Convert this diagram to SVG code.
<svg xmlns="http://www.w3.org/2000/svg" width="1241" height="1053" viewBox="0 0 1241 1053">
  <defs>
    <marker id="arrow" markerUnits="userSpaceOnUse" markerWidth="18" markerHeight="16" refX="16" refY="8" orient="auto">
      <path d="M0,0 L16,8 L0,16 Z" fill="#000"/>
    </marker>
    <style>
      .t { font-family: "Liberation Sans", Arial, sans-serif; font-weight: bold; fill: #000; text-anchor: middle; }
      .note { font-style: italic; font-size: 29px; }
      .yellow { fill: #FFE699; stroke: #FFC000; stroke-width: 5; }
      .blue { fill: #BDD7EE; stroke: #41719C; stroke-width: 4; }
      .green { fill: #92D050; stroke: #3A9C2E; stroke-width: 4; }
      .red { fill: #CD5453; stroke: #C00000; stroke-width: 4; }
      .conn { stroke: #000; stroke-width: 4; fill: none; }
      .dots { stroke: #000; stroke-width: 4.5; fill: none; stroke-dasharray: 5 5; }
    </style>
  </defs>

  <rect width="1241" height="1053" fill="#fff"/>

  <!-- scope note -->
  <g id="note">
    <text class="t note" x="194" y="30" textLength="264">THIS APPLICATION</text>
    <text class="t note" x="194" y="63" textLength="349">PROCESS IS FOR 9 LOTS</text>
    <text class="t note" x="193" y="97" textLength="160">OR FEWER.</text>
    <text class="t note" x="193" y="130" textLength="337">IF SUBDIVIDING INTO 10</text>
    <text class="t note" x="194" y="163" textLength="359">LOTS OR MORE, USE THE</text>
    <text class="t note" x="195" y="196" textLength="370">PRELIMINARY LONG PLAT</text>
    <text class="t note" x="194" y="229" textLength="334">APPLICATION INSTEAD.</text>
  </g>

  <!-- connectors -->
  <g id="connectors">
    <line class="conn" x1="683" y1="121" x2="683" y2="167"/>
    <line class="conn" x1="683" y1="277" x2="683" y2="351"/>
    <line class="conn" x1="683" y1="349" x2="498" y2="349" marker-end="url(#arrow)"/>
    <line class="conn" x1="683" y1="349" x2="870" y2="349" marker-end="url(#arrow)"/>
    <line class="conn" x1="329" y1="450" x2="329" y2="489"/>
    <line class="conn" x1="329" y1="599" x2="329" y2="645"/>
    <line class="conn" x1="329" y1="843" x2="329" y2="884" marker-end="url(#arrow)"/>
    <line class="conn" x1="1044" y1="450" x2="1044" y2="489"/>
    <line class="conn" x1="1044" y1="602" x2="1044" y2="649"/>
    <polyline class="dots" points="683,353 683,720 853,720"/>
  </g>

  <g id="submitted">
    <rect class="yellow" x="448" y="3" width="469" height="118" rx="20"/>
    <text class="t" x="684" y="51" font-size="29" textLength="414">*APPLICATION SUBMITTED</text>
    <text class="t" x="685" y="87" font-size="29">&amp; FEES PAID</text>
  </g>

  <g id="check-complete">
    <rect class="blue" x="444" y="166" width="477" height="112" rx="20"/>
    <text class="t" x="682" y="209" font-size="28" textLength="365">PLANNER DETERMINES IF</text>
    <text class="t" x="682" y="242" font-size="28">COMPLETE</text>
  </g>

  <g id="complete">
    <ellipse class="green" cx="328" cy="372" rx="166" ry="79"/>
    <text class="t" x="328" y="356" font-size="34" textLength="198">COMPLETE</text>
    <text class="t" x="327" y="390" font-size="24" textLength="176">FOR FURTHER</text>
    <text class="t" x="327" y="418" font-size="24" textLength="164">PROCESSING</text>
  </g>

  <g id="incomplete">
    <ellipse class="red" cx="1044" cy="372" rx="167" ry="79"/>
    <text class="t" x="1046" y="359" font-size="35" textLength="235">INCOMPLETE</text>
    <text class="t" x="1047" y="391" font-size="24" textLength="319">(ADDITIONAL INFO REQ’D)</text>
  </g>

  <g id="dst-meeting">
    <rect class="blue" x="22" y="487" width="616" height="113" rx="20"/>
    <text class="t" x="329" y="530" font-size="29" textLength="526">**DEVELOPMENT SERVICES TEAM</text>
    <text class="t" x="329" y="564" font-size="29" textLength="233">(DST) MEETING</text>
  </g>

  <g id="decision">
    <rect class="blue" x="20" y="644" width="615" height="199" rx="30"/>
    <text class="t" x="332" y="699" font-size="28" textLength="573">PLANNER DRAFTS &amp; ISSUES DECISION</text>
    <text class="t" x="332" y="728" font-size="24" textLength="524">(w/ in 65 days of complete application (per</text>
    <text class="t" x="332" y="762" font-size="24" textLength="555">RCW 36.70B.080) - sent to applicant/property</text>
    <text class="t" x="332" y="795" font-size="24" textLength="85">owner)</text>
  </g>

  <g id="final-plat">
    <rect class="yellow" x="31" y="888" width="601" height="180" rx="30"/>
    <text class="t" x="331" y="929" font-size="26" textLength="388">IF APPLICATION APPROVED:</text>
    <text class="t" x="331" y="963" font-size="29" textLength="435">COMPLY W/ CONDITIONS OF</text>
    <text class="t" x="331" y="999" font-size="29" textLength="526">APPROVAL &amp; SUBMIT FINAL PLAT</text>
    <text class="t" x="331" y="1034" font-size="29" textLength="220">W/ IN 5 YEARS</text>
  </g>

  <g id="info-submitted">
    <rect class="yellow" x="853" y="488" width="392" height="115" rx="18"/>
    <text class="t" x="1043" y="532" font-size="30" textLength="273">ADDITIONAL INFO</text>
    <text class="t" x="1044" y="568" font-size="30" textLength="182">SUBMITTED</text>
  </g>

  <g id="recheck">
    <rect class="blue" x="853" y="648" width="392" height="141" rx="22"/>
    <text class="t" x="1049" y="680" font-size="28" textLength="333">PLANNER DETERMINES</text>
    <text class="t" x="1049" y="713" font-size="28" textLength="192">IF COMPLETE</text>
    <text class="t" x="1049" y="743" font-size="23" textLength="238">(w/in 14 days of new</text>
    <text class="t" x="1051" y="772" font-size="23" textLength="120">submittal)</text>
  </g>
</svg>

### REQUIRED TASK
Retype the material in full, character for character.

### RESULT OF THIS TASK
Convert this diagram to SVG code.
<svg xmlns="http://www.w3.org/2000/svg" width="1241" height="1053" viewBox="0 0 1241 1053">
  <defs>
    <marker id="arrow" markerUnits="userSpaceOnUse" markerWidth="18" markerHeight="16" refX="16" refY="8" orient="auto">
      <path d="M0,0 L16,8 L0,16 Z" fill="#000"/>
    </marker>
    <style>
      .t { font-family: "Liberation Sans", Arial, sans-serif; font-weight: bold; fill: #000; text-anchor: middle; }
      .note { font-style: italic; font-size: 29px; }
      .yellow { fill: #FFE699; stroke: #FFC000; stroke-width: 5; }
      .blue { fill: #BDD7EE; stroke: #41719C; stroke-width: 4; }
      .green { fill: #92D050; stroke: #3A9C2E; stroke-width: 4; }
      .red { fill: #CD5453; stroke: #C00000; stroke-width: 4; }
      .conn { stroke: #000; stroke-width: 4; fill: none; }
      .dots { stroke: #000; stroke-width: 4.5; fill: none; stroke-dasharray: 5 5; }
    </style>
  </defs>

  <rect width="1241" height="1053" fill="#fff"/>

  <!-- scope note -->
  <g id="note">
    <text class="t note" x="194" y="30" textLength="264">THIS APPLICATION</text>
    <text class="t note" x="194" y="63" textLength="349">PROCESS IS FOR 9 LOTS</text>
    <text class="t note" x="193" y="97" textLength="160">OR FEWER.</text>
    <text class="t note" x="193" y="130" textLength="337">IF SUBDIVIDING INTO 10</text>
    <text class="t note" x="194" y="163" textLength="359">LOTS OR MORE, USE THE</text>
    <text class="t note" x="195" y="196" textLength="370">PRELIMINARY LONG PLAT</text>
    <text class="t note" x="194" y="229" textLength="334">APPLICATION INSTEAD.</text>
  </g>

  <!-- connectors -->
  <g id="connectors">
    <line class="conn" x1="683" y1="121" x2="683" y2="167"/>
    <line class="conn" x1="683" y1="277" x2="683" y2="351"/>
    <line class="conn" x1="683" y1="349" x2="498" y2="349" marker-end="url(#arrow)"/>
    <line class="conn" x1="683" y1="349" x2="870" y2="349" marker-end="url(#arrow)"/>
    <line class="conn" x1="329" y1="450" x2="329" y2="489"/>
    <line class="conn" x1="329" y1="599" x2="329" y2="645"/>
    <line class="conn" x1="329" y1="843" x2="329" y2="884" marker-end="url(#arrow)"/>
    <line class="conn" x1="1044" y1="450" x2="1044" y2="489"/>
    <line class="conn" x1="1044" y1="602" x2="1044" y2="649"/>
    <polyline class="dots" points="683,353 683,720 853,720"/>
  </g>

  <g id="submitted">
    <rect class="yellow" x="448" y="3" width="469" height="118" rx="20"/>
    <text class="t" x="684" y="51" font-size="29" textLength="414">*APPLICATION SUBMITTED</text>
    <text class="t" x="685" y="87" font-size="29">&amp; FEES PAID</text>
  </g>

  <g id="check-complete">
    <rect class="blue" x="444" y="166" width="477" height="112" rx="20"/>
    <text class="t" x="682" y="209" font-size="28" textLength="365">PLANNER DETERMINES IF</text>
    <text class="t" x="682" y="242" font-size="28">COMPLETE</text>
  </g>

  <g id="complete">
    <ellipse class="green" cx="328" cy="372" rx="166" ry="79"/>
    <text class="t" x="328" y="356" font-size="34" textLength="198">COMPLETE</text>
    <text class="t" x="327" y="390" font-size="24" textLength="176">FOR FURTHER</text>
    <text class="t" x="327" y="418" font-size="24" textLength="164">PROCESSING</text>
  </g>

  <g id="incomplete">
    <ellipse class="red" cx="1044" cy="372" rx="167" ry="79"/>
    <text class="t" x="1046" y="359" font-size="35" textLength="235">INCOMPLETE</text>
    <text class="t" x="1047" y="391" font-size="24" textLength="319">(ADDITIONAL INFO REQ’D)</text>
  </g>

  <g id="dst-meeting">
    <rect class="blue" x="22" y="487" width="616" height="113" rx="20"/>
    <text class="t" x="329" y="530" font-size="29" textLength="526">**DEVELOPMENT SERVICES TEAM</text>
    <text class="t" x="329" y="564" font-size="29" textLength="233">(DST) MEETING</text>
  </g>

  <g id="decision">
    <rect class="blue" x="20" y="644" width="615" height="199" rx="30"/>
    <text class="t" x="332" y="699" font-size="28" textLength="573">PLANNER DRAFTS &amp; ISSUES DECISION</text>
    <text class="t" x="332" y="728" font-size="24" textLength="524">(w/ in 65 days of complete application (per</text>
    <text class="t" x="332" y="762" font-size="24" textLength="555">RCW 36.70B.080) - sent to applicant/property</text>
    <text class="t" x="332" y="795" font-size="24" textLength="85">owner)</text>
  </g>

  <g id="final-plat">
    <rect class="yellow" x="31" y="888" width="601" height="180" rx="30"/>
    <text class="t" x="331" y="929" font-size="26" textLength="388">IF APPLICATION APPROVED:</text>
    <text class="t" x="331" y="963" font-size="29" textLength="435">COMPLY W/ CONDITIONS OF</text>
    <text class="t" x="331" y="999" font-size="29" textLength="526">APPROVAL &amp; SUBMIT FINAL PLAT</text>
    <text class="t" x="331" y="1034" font-size="29" textLength="220">W/ IN 5 YEARS</text>
  </g>

  <g id="info-submitted">
    <rect class="yellow" x="853" y="488" width="392" height="115" rx="18"/>
    <text class="t" x="1043" y="532" font-size="30" textLength="273">ADDITIONAL INFO</text>
    <text class="t" x="1044" y="568" font-size="30" textLength="182">SUBMITTED</text>
  </g>

  <g id="recheck">
    <rect class="blue" x="853" y="648" width="392" height="141" rx="22"/>
    <text class="t" x="1049" y="680" font-size="28" textLength="333">PLANNER DETERMINES</text>
    <text class="t" x="1049" y="713" font-size="28" textLength="192">IF COMPLETE</text>
    <text class="t" x="1049" y="743" font-size="23" textLength="238">(w/in 14 days of new</text>
    <text class="t" x="1051" y="772" font-size="23" textLength="120">submittal)</text>
  </g>
</svg>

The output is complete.